How would an American say this? I envisage my friends in dialogue and message them to make sure. I’ve watched enough US drama shows and spent enough time in the US, I shouldn’t doubt myself, but editing does that to you. Was I being mean to my character, am I being too philosophical here or overbearingly opinionated there?

Soon you can be the judge of that!

Writing from the heart or for the masses

It’s a fine line and often we try to combine the two. First we write from the heart, then adapt it to the potential audience. Some writers write geared towards a market and that’s fine, but does the real passion come through? Usually you can tell when an article has been pieced together sounding fabricated and rigid with inaccurate facts and spelling mistakes that could be easily checked with an internet search.

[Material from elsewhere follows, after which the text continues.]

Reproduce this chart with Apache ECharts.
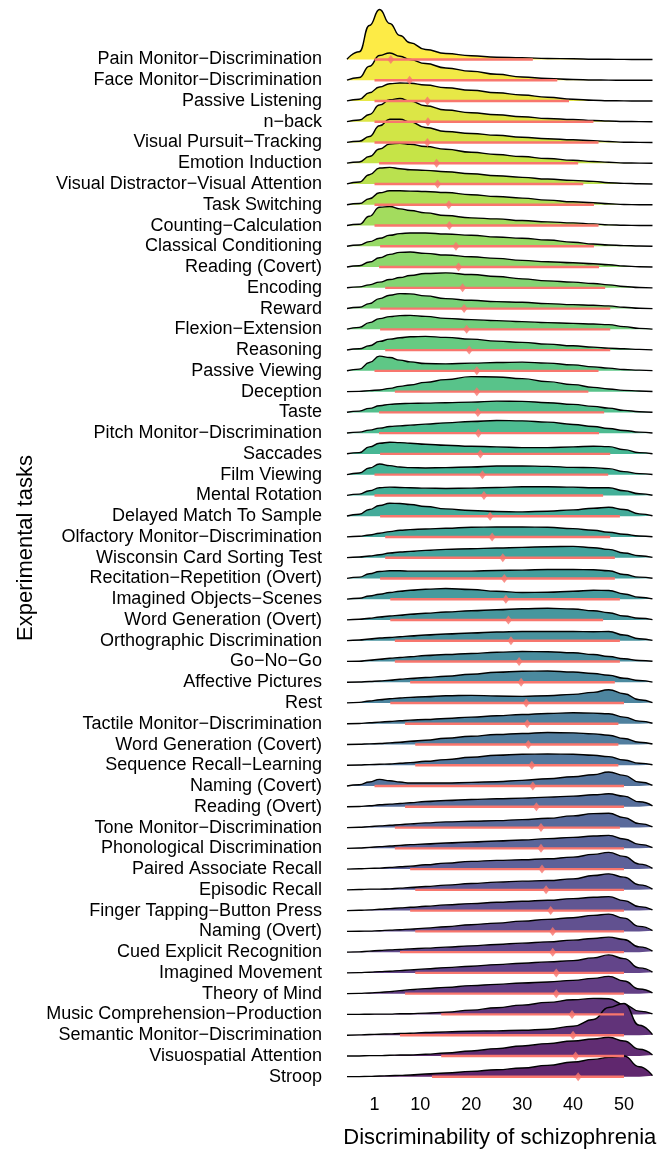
<!DOCTYPE html>
<html><head><meta charset="utf-8">
<script src="https://cdn.jsdelivr.net/npm/echarts@6/dist/echarts.min.js"></script>
<style>html,body{margin:0;padding:0;background:#fff}#chart{width:670px;height:1149px}</style>
</head><body><div id="chart"></div>
<script>
// ---- data ----
const tasks = ["Pain Monitor−Discrimination","Face Monitor−Discrimination","Passive Listening","n−back","Visual Pursuit−Tracking","Emotion Induction","Visual Distractor−Visual Attention","Task Switching","Counting−Calculation","Classical Conditioning","Reading (Covert)","Encoding","Reward","Flexion−Extension","Reasoning","Passive Viewing","Deception","Taste","Pitch Monitor−Discrimination","Saccades","Film Viewing","Mental Rotation","Delayed Match To Sample","Olfactory Monitor−Discrimination","Wisconsin Card Sorting Test","Recitation−Repetition (Overt)","Imagined Objects−Scenes","Word Generation (Overt)","Orthographic Discrimination","Go−No−Go","Affective Pictures","Rest","Tactile Monitor−Discrimination","Word Generation (Covert)","Sequence Recall−Learning","Naming (Covert)","Reading (Overt)","Tone Monitor−Discrimination","Phonological Discrimination","Paired Associate Recall","Episodic Recall","Finger Tapping−Button Press","Naming (Overt)","Cued Explicit Recognition","Imagined Movement","Theory of Mind","Music Comprehension−Production","Semantic Monitor−Discrimination","Visuospatial Attention","Stroop"];

// x positions at which the density of each task was read
const gridX = [-4.4,-2,0,2,4,6,8,11,15,20,25,30,35,40,44,47,50,53,55.6];

// relative density (same scale for all tasks), one row per task, at gridX
const densities = [
[0.2,7.7,34,50,36,24,16.7,10,6,3.7,2.3,1.7,1,0.7,0.3,0.2,0.1,0,0],
[0.1,2.7,14,24.7,27.3,24,20.7,16.7,12.3,9,6,3.3,1.7,0.7,0.3,0.1,0,0,0],
[0.1,1.7,8.3,14,17.3,18,17.7,16,13.3,10.7,8.3,6,3.7,1.7,0.7,0.3,0.1,0,0],
[0.1,1.7,7.3,16.7,22,23.3,20.7,16,11.7,9,7,5,3.3,2.3,1.3,0.7,0.3,0.1,0],
[0.1,1.3,6,16.7,23.3,23.3,20.7,15,11,9,7.3,5.3,3.7,2.7,1.7,1,0.3,0.1,0],
[0.1,1.3,6.7,14.3,19.3,20,19,16.7,14,11,8.7,6.7,4.7,3,1.7,1,0.3,0.1,0],
[0.1,2,9.3,16,16.7,15.3,14.3,13.7,12.3,10.3,8.3,6.7,5,3.7,2.7,1.3,0.7,0.3,0],
[0.1,1.3,6,12,14,14,13.7,13.3,12.3,10,8.3,6.7,4.7,3,2,1,0.3,0.1,0],
[0.1,1.3,9.3,18.3,19,16.7,15,12.7,10,7.7,6.7,5,3.7,2.7,1.7,0.7,0.3,0.1,0],
[0.1,1.3,4.7,8,11,12.7,13.3,13.3,12.3,11,9.3,8,6.3,4,2.3,1.3,0.7,0.3,0],
[0.1,1.3,5,9.3,12.7,14.7,15,13.7,12,10.3,8.7,6.7,5.3,4.3,3.3,2.3,1,0.3,0],
[0.1,1,3,5.7,8.3,10.3,12.3,14.3,15,13.3,11.3,9,7,5.7,4.3,3,1.3,0.3,0],
[0.1,1.3,5,10,13.3,15,14.7,12.7,10,8.3,7,6.3,5,4,3.3,2.7,1.3,0.3,0],
[0.2,2,6.7,10.7,12.7,13.7,14,13,11,9.7,8.7,7.7,6.7,6,5.3,4.7,2.7,1,0.2],
[0.1,1.3,4.3,8.7,11,12.3,13.3,13.7,12.7,11,9,7.7,6,4.3,3,2,1.3,0.7,0.2],
[0.1,1.7,8.3,14.7,13.3,10.7,9,7.3,7,7.7,8.3,8.7,7.7,6,4,2.7,1.3,0.7,0.2],
[0,0.3,1,1.7,3.3,5.3,6.7,9.3,12,15,14.7,13,10,7,4.3,2.7,1.3,0.7,0.2],
[0.1,1.3,4,6.7,8,8.7,9,9.3,9.7,10.3,11.3,11,9.7,8,6,4.3,2,0.7,0.2],
[0.1,1,3,5,6.7,7.3,8,9,10.3,11.7,12.7,12.3,11,8.7,6.7,4.7,2.7,1,0.2],
[0.1,1.3,7,10.7,11.7,11.3,10.7,9.7,8.7,7.7,7,6.3,6.3,7,7.7,7.3,4.3,1.3,0.2],
[0.1,1.7,6.7,10.7,9,7.7,7,6.7,7,7.7,8.7,8.7,8.3,7.3,7,6,3,1,0.2],
[0.1,1.3,4.7,7.7,8.3,8,7.7,7.3,7,7.3,8,8.7,8.7,8.3,7.7,7.7,4.7,1.7,0.2],
[0.2,2,6.7,10.7,13,12.7,11.7,9.7,7.3,5.7,4.7,4.3,5,6.3,8,9,6.7,2.3,0.4],
[0.1,0.7,2,3.7,5.3,6.7,7.3,8,8.7,9.7,10,10,9.7,8.3,6.7,4.7,2.7,1,0.2],
[0.1,0.7,1.7,3,4.7,5.7,6.3,7.3,8.3,9,9.7,10.3,11,11.3,10,8.3,4.7,2,0.4],
[0.1,1.3,4.7,7,7.7,7.7,7.3,7.3,7.3,7.3,8,8.3,9,9,8.7,7.7,4,1.3,0.2],
[0.1,1,3.3,5,6.7,8,9,10,10.7,9.7,8,6.7,7,8,9,8.7,5.3,2,0.4],
[0.1,0.7,1.7,3,4,4.7,5.7,6.7,8,9.3,10.3,11.3,11.7,11,9.3,7.3,4,1.7,0.4],
[0.1,0.7,1.7,2.7,3.3,4,4.7,5.7,6.7,7.7,8.7,9.3,9.3,9.3,9,9.3,5.7,2,0.4],
[0.1,0.3,1.3,2.3,3.3,4,4.7,6,7,8,9.3,10,9.7,8.7,7,5,2.7,1,0.2],
[0,0.3,0.7,1.3,2,3,3.7,4.7,6,8,10,11,11.3,10.3,8.7,7,4,1.7,0.2],
[0.1,0.7,2,3.3,4.3,5,5.7,6.3,7.3,7.7,7,6.7,7.3,8.7,10.7,13.3,9.3,3.3,0.5],
[0,0.3,1,1.7,2.3,3,3.7,4.3,5.3,6.7,8,9.3,10.3,11,10.7,10,6.7,2.7,0.5],
[0,0.3,0.7,1,1.7,2.3,3.3,4.3,6.3,8.3,10,11,12,11.7,10.7,9.3,6,2.3,0.5],
[0,0.3,0.7,1,1.3,2,2.7,4,5.7,8,10,11,11.3,11,10,8.7,5.3,2,0.5],
[0.1,1.3,4,6.7,5.3,4,3,3,3,3.7,4.3,5.7,7.3,9.3,11.3,14,10.7,4,0.7],
[0,0.3,1,2,2.7,3.3,4,5.3,6.3,7.3,8,8.7,9.7,10.7,12,13,10.7,5,1],
[0,0.3,1,1.7,2.3,3,3.7,4.7,5.7,6.3,7,8,9.3,11.7,14,14.3,10,4,0.7],
[0,0.3,1,1.7,2.3,3,3.7,4.3,5.3,6.3,7.3,8.3,9.7,11,12.3,13,9.3,4,0.7],
[0,0.3,0.7,1,1.7,2.3,3,4.3,6,7.7,8.7,9.3,10.3,12,14.7,16.7,12.7,5,0.7],
[0,0.3,0.7,0.7,1,1.7,2.3,3.3,4.7,6.3,7.7,8.7,9.3,11,14.3,16,12.7,5,0.7],
[0,0.3,0.7,1.3,2,2.7,3.3,4.3,5.7,7,8.3,9.3,10.3,12,13.3,14,10,4,0.7],
[0,0.2,0.3,0.7,1.3,1.7,2.3,3.3,4.7,6.7,8.3,10.3,12,13.7,16,17.3,13.3,5,0.7],
[0,0.3,1,1.7,2.3,2.7,3.3,4,5,6.3,7.7,9,10.3,12,13.7,15,12.7,5.3,1],
[0,0.3,0.7,1.3,1.7,2.3,3,4,5.3,6.7,8.3,9.7,11,12.3,15,18,14.3,5,0.7],
[0,0.3,0.7,1.3,2,3,4,5,6.3,8,9.3,10.7,11.7,13.3,15.3,17.3,12.7,4.7,0.7],
[0,0,0.2,0.3,0.3,0.7,0.7,1.3,2.3,4.3,6.7,9.3,12,14.7,16,15.7,10,3.3,0.5],
[0,0.3,0.7,1,1.3,1.7,2,2.7,3.3,4,4.3,5,6,9,15.7,27.7,31.7,10,0.5],
[0,0,0.3,0.3,0.7,1,1,1.7,3,5,7.3,10,12.3,15,17,18.7,15,6.7,1],
[0,0,0.3,0.7,1,1.3,1.7,2.7,3.7,5.3,7,8.7,11.3,14.7,17.3,19.3,20.7,10,1]
];

// interval shown by the red segment, and the diamond (mean)
const rangeLow  = [1,1,1,1,1,1.9,1,1,1,2.1,1.9,3.1,2.1,2.1,3.1,1,5.0,1.9,1.9,2.1,1,1,2.1,3.1,3.1,2.1,4.1,4.1,5.0,5.0,8.0,4.1,7.0,9.0,9.0,1,7.0,5.0,5.0,8.0,9.0,8.0,9.0,6.0,9.0,7.0,14.1,6.0,14.1,12.3];
const rangeHigh = [32.1,36.9,39.2,44.0,45.0,41.0,42.0,44.1,45.0,44.1,45.1,46.3,47.3,47.3,47.3,45.0,43.0,46.1,45.1,47.3,46.9,45.9,49.2,47.3,48.2,48.2,49.2,45.9,49.2,49.2,48.2,50,48.9,48.9,48.9,50,50,49.2,50,50,50,50,50,50,50,50,50,50,50,50];
const meanValue = [4.2,7.9,11.4,11.5,11.4,13.2,13.4,15.6,15.7,17.0,17.5,18.3,18.6,19.1,19.6,21.1,21.1,21.3,21.4,21.8,22.2,22.5,23.7,24.1,26.2,26.5,26.8,27.3,27.8,29.4,29.8,30.8,31.0,31.2,31.9,32.1,32.8,33.7,33.7,33.9,34.7,35.6,36.0,36.0,36.7,36.7,39.8,40.0,40.5,41.0];

const xTickValues = [1,10,20,30,40,50];

// ---- styling / layout ----
const N = tasks.length;
const heightScale = 1 / 20.76;
const FONT = '"Liberation Sans", Arial, Helvetica, sans-serif';
const viridisStops = ['#440154','#482475','#414487','#355F8D','#2A788E','#21918C','#22A884','#44BF70','#7AD151','#BDDF26','#FDE725'];
function hexToRgb(h){ return [1,3,5].map(k => parseInt(h.substr(k,2),16)); }
function viridis(t){
  const s = Math.max(0, Math.min(1, t)) * 10;
  const k = Math.min(9, Math.floor(s)); const f = s - k;
  const a = hexToRgb(viridisStops[k]), b = hexToRgb(viridisStops[k+1]);
  return a.map((v,j) => v + (b[j]-v)*f);
}
function fillColor(i){
  const c = viridis(1 - i/(N-1)); const al = 0.85;
  return 'rgb(' + c.map(v => Math.round(v*al + 255*(1-al))).join(',') + ')';
}
function rowBase(i){ return N - 1 - i; }

const series = [];
tasks.forEach((name, i) => {
  const base = rowBase(i);
  series.push({
    type: 'line', name: name,
    data: gridX.map((x, j) => [x, base + densities[i][j] * heightScale]),
    smooth: 0.5, smoothMonotone: 'x',
    showSymbol: false, symbol: 'none',
    lineStyle: { color: '#000', width: 1.4 },
    areaStyle: { origin: base, color: fillColor(i), opacity: 1 },
    z: 2 + i * 0.01, silent: true, animation: false
  });
});
series.push({
  type: 'custom', name: 'interval', silent: true, animation: false, z: 3,
  encode: { x: [0, 1], y: 2 },
  data: tasks.map((t, i) => [rangeLow[i], rangeHigh[i], rowBase(i)]),
  renderItem: (params, api) => {
    const y = api.value(2);
    const a = api.coord([api.value(0), y]);
    const b = api.coord([api.value(1), y]);
    return { type: 'line', shape: { x1: a[0], y1: a[1], x2: b[0], y2: b[1] },
             style: { stroke: '#F8766D', lineWidth: 2.4 } };
  }
});
series.push({
  type: 'scatter', name: 'mean', silent: true, animation: false, z: 4,
  data: meanValue.map((m, i) => [m, rowBase(i)]),
  symbol: 'diamond', symbolSize: [7, 9],
  itemStyle: { color: '#F8766D' }
});

const chart = echarts.init(document.getElementById('chart'), null, { renderer: 'canvas' });
chart.setOption({
  animation: false,
  backgroundColor: '#ffffff',
  textStyle: { fontFamily: FONT },
  grid: { left: 347, right: 17.5, top: 5.5, bottom: 72.3, containLabel: false, outerBoundsMode: 'none' },
  xAxis: {
    type: 'value', min: -4.4, max: 55.6,
    name: 'Discriminability of schizophrenia', nameLocation: 'middle', nameGap: 50,
    nameTextStyle: { fontSize: 22, color: '#000', fontFamily: FONT },
    axisLine: { show: false }, axisTick: { show: false }, splitLine: { show: false },
    axisLabel: { customValues: xTickValues, fontSize: 18, color: '#000', margin: 19, fontFamily: FONT }
  },
  yAxis: {
    type: 'value', min: 0, max: 51.6, interval: 1,
    axisLine: { show: false }, axisTick: { show: false }, splitLine: { show: false },
    axisLabel: {
      fontSize: 18, color: '#000', margin: 25, fontFamily: FONT, padding: [3, 0, 0, 0],
      formatter: v => { const r = Math.round(v); if (Math.abs(v - r) > 1e-6 || r < 0 || r > N - 1) return ''; return tasks[N - 1 - r]; }
    }
  },
  graphic: [{
    type: 'text', x: 26, y: 548, rotation: Math.PI / 2,
    style: { text: 'Experimental tasks', fontSize: 22, fill: '#000', fontFamily: FONT, align: 'center', verticalAlign: 'middle' }
  }],
  series: series
});
</script></body></html>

Fellow writers discuss creating articles for the audience and demographic, some say articles on spiritual matters do not fare as well as say ones on food, but as it is my main focus that does not  deter me. I do have other interests, literature, history, art, photography and beauty and have found another blog to express my views and experiences. I do feel, you can tell the difference between someone is creating an article for the sake of it or one who is genuinely passionate.

Writing with a spirit guide has its own challenges, adapting his style into a more contemporary readable version, while maintaining the integrity of the ideas and plot. Somehow we have managed on this book, so far at least. He is passionate and I temper this with the contemporary audience that it is aimed at. He may be a renowned literary figure from a couple of centuries ago and his talent remains, yet the audience has evolved and our writing has to reflect that, even with traditional themes of betrayal and love. Some things will never change.

Channeled Writing

Trying to explain to someone that my writing is channeled is difficult when I can’t explain it myself! As I channel messages already, I wrote only occasionally with guidance so there are phrases I would not have used and themes that had to find a way into the novel. During my editing process I have read how my guide would write and have kept the necessary parts in and I have made any dialogue more contemporary. Whilst I was writing, certain characters and themes came forward that I had not anticipated so I worked with what was given but also with my own take on them and used them as inspiration.

I was fortunate to know who my guide was and his style of writing and have made it less dark and more contemporary than his own works. In some ways this is a tale he would have wanted to write and the first of many.